Elles sont deux femmes radicalement opposées sur les conclusions à tirer du scandale Harvey Weinstein. Chacune a signé une tribune publiée dans la presse. Abnousse Shalmani, écrivain et journaliste, est l'une des auteurs du texte publié dans Le Monde intitulé "Des femmes libèrent une autre parole" (retitré par le quotidien national, ndlr). Caroline De Haas, militante féministe, est la co-auteure d'une tribune publiée en réponse : "Les porcs et leurs allié.e.s ont raison de s’inquiéter."

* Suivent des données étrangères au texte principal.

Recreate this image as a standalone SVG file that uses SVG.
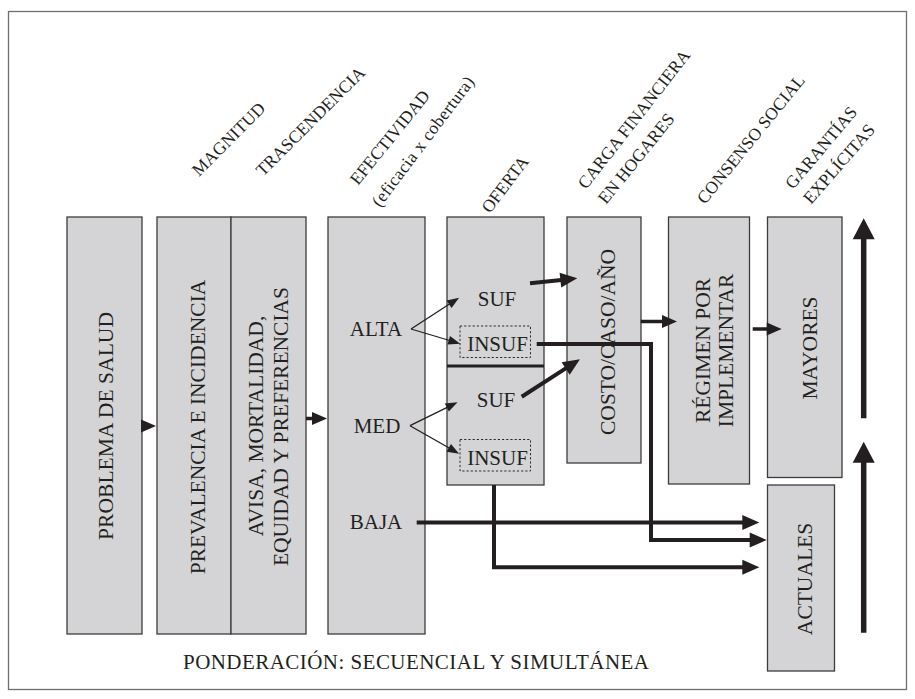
<svg xmlns="http://www.w3.org/2000/svg" width="915" height="699" viewBox="0 0 915 699">
<style>
.frame{fill:#fff;stroke:#6e6e6e;stroke-width:1.3}
.box{fill:#d4d4d6;stroke:#3c3c3c;stroke-width:1.3}
.dot{fill:none;stroke:#2a2a2a;stroke-width:1;stroke-dasharray:2.2 2}
.t{font-family:"Liberation Serif","Times New Roman",serif;fill:#231f20}
.v{font-size:21.5px;text-anchor:middle}
.h{font-size:21px;text-anchor:middle}
.lab{font-size:17.5px}
.thin{fill:none;stroke:#231f20;stroke-width:1.3}
.med{fill:none;stroke:#231f20;stroke-width:3.5}
.thick{fill:none;stroke:#231f20;stroke-width:4}
.big{fill:none;stroke:#231f20;stroke-width:5.5}
</style>
<defs>
<marker id="aThin" markerUnits="userSpaceOnUse" markerWidth="12" markerHeight="10" refX="0" refY="4.5" orient="auto" overflow="visible"><path d="M-1,0 L11,4.5 L-1,9 z" fill="#231f20"/></marker>
<marker id="aMed" markerUnits="userSpaceOnUse" markerWidth="16" markerHeight="14" refX="0" refY="6.5" orient="auto" overflow="visible"><path d="M-1,0 L14,6.5 L-1,13 z" fill="#231f20"/></marker>
<marker id="aThick" markerUnits="userSpaceOnUse" markerWidth="18" markerHeight="16" refX="0" refY="7.5" orient="auto" overflow="visible"><path d="M-1,0 L16,7.5 L-1,15 z" fill="#231f20"/></marker>
<marker id="aBig" markerUnits="userSpaceOnUse" markerWidth="22" markerHeight="23" refX="0" refY="11" orient="auto" overflow="visible"><path d="M-1,0 L20,11 L-1,22 z" fill="#231f20"/></marker>
</defs>
<rect class="frame" x="8.5" y="11.5" width="898" height="678"/>

<g id="labels" class="t lab">
<text transform="translate(199,177) rotate(-45)">MAGNITUD</text>
<text transform="translate(263,177) rotate(-45)">TRASCENDENCIA</text>
<text transform="translate(358,186) rotate(-51)">EFECTIVIDAD</text>
<text transform="translate(380,208) rotate(-53)" textLength="158" lengthAdjust="spacing">(eficacia x cobertura)</text>
<text transform="translate(490,214) rotate(-53)">OFERTA</text>
<text transform="translate(586,190) rotate(-52)">CARGA FINANCIERA</text>
<text transform="translate(606,205) rotate(-51)">EN HOGARES</text>
<text transform="translate(705,205) rotate(-51)">CONSENSO SOCIAL</text>
<text transform="translate(793,190) rotate(-50)">GARANTÍAS</text>
<text transform="translate(811,205) rotate(-49)">EXPLÍCITAS</text>
</g>

<g id="problema">
<rect class="box" x="67" y="217" width="75" height="417"/>
<text class="t v" transform="translate(113,426) rotate(-90)" textLength="228" lengthAdjust="spacing">PROBLEMA DE SALUD</text>
</g>
<g id="prevalencia">
<rect class="box" x="157" y="217" width="74" height="417"/>
<text class="t v" transform="translate(205,427) rotate(-90)">PREVALENCIA E INCIDENCIA</text>
</g>
<g id="avisa">
<rect class="box" x="231" y="217" width="75" height="417"/>
<text class="t v" transform="translate(263,426) rotate(-90)">AVISA, MORTALIDAD,</text>
<text class="t v" transform="translate(288,426.5) rotate(-90)">EQUIDAD Y PREFERENCIAS</text>
</g>
<g id="efectividad">
<rect class="box" x="328" y="217" width="97" height="417"/>
<text class="t h" x="376" y="336">ALTA</text>
<text class="t h" x="377" y="433">MED</text>
<text class="t h" x="376" y="529">BAJA</text>
</g>
<g id="oferta">
<rect class="box" x="447" y="217" width="97" height="268"/>
<line x1="447" y1="366" x2="544" y2="366" stroke="#231f20" stroke-width="3"/>
<text class="t h" x="497" y="306">SUF</text>
<rect class="dot" x="460" y="326" width="70.5" height="31.5"/>
<text class="t h" x="497.5" y="350.5">INSUF</text>
<text class="t h" x="496" y="407">SUF</text>
<rect class="dot" x="460" y="439.5" width="70.5" height="31.5"/>
<text class="t h" x="497.5" y="464.5">INSUF</text>
</g>
<g id="costo">
<rect class="box" x="567" y="217" width="74" height="246"/>
<text class="t v" transform="translate(615,342) rotate(-90)">COSTO/CASO/AÑO</text>
</g>
<g id="regimen">
<rect class="box" x="668.5" y="217" width="81" height="267"/>
<text class="t v" transform="translate(710,350.5) rotate(-90)">RÉGIMEN POR</text>
<text class="t v" transform="translate(733,350.5) rotate(-90)">IMPLEMENTAR</text>
</g>
<g id="mayores">
<rect class="box" x="767.5" y="217" width="74.5" height="260.5"/>
<text class="t v" transform="translate(817,348) rotate(-90)">MAYORES</text>
</g>
<g id="actuales">
<rect class="box" x="767.5" y="485" width="67" height="186"/>
<text class="t v" transform="translate(812,579) rotate(-90)">ACTUALES</text>
</g>

<g id="connectors">
<path class="med" d="M141,426 H142" marker-end="url(#aMed)"/>
<path class="med" d="M306,418.5 H313" marker-end="url(#aMed)"/>
<path class="thin" d="M411,329 L449.9,303.7" marker-end="url(#aThin)"/>
<path class="thin" d="M411,329 L449.7,340.5" marker-end="url(#aThin)"/>
<path class="thin" d="M410,425.7 L447.7,407.1" marker-end="url(#aThin)"/>
<path class="thin" d="M410,425.7 L449.6,448.3" marker-end="url(#aThin)"/>
<path class="thick" d="M530,283.3 L561.4,280" marker-end="url(#aThick)"/>
<path class="thick" d="M521.7,396.7 L566.5,367.9" marker-end="url(#aThick)"/>
<path class="thick" d="M536.7,344 H651 V540 H750.7" marker-end="url(#aThick)"/>
<path class="thick" d="M416.7,522.5 H743.3" marker-end="url(#aThick)"/>
<path class="thick" d="M494,485 V567.3 H743.3" marker-end="url(#aThick)"/>
<path class="med" d="M640.7,321.5 H663" marker-end="url(#aMed)"/>
<path class="med" d="M752.7,329 H767.7" marker-end="url(#aMed)"/>
<path class="big" d="M863.7,418.3 V238.3" marker-end="url(#aBig)"/>
<path class="big" d="M863.7,632.7 V461.7" marker-end="url(#aBig)"/>
</g>

<text class="t" x="183" y="669" font-size="21" textLength="466" lengthAdjust="spacing">PONDERACIÓN: SECUENCIAL Y SIMULTÁNEA</text>
</svg>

"Pour la parole, contre le retour moral". Le message porté par Abnousse Shalmani est que la liberté sexuelle serait menacée par une sorte de puritanisme. Notre tribune "n'est pas du tout pour annuler la parole qui existe", souligne-t-elle. "Nous sommes pour la parole mais contre le retour moral. Nous sommes toutes contre ces violences sexuelles et contre le viol qui est crime et contre le harcèlement qui est délit." Mais selon elle, le second effet de la libération de la parole dans les semaines passées a eu aussi ses excès. "Un mouvement a décidé comment on pouvait régler le problème de harcèlement et violences envers les femmes et les solutions proposées sont de l'ordre du puritanisme et de la morale et nous pensons que c'est un retour en arrière", insiste-t-elle.
"Pouvoir dire moins de choses qu'avant, une bonne nouvelle". Pour Caroline De Haas, en revanche, "à chaque fois que vous prenez la parole pour banaliser des violences (…), vous laissez plus de place aux agresseurs et moins de place aux victimes. Dans cette tribune, on retrouve toutes les idées reçues qu'on se coltine tous les jours." Elle ajoute : "le fait qu'on ne puisse 'plus rien dire" ou dire moins de choses qu'avant, pour moi, c'est une bonne nouvelle. Elle prend l'exemple de la remarque de l'animateur Tex : "Ce n'est pas une blague. C'est une remarque qui montre à quel point on méconnaît la réalité des violences."
"Un problème avec le domaine sexuel". Abnousse Shalmani réfute l'idée du mépris des victimes : "Et sur les frotteurs (qui sont évoqués dans la tribune du Monde), nous ne disons pas que ce n'est pas un délit mais on précise qu'on peut ne pas être traumatisée à jamais. On peut l'être, on peut ne pas l'être." La misère sexuelle des frotteurs est non pas acceptée mais comprise : "La misère sexuelle est une conséquence de la mauvaise éducation. Bien sûr, ajoute-t-elle, qu'il y a encore un problème avec le domaine sexuel. Mais garder la bannière de victime n'aide pas à l'autonomie des femmes. Le viol est un crime, le harcèlement un délit. Une drague maladroite s'arrête là où commence le harcèlement", récapitule-t-elle.
Le non "pas entendu". Et de préciser : "Quand on parle de la liberté de pouvoir importuner, c'est que si on me fait une proposition sexuelle et que je la refuse, si la personne devient insistante, on tombe dans le harcèlement donc dans le délit. Je considère que je suis une grande personne, capable d'entendre une proposition sexuelle et d'autant plus capable de dire non. Le problème est que ce non ne soit pas entendu. Je ne suis pas fragile, je suis forte, je veux qu'on me parle exactement de la même manière qu'à un homme, pas comme à une petite chose fragile."
L'éducation des garçons. Pour Caroline de Hass, le problème de cette tribune est qu'il est dit "d'apprendre aux petites filles à ne pas se laisser intimider" et qu'à aucun moment, "il est écrit 'On va apprendre à nos garçons à ne pas taper ou violer'." Les deux femmes se rejoignent néanmoins sur un principe : "Nous sommes fortes et fières" et ces violences doivent cesser.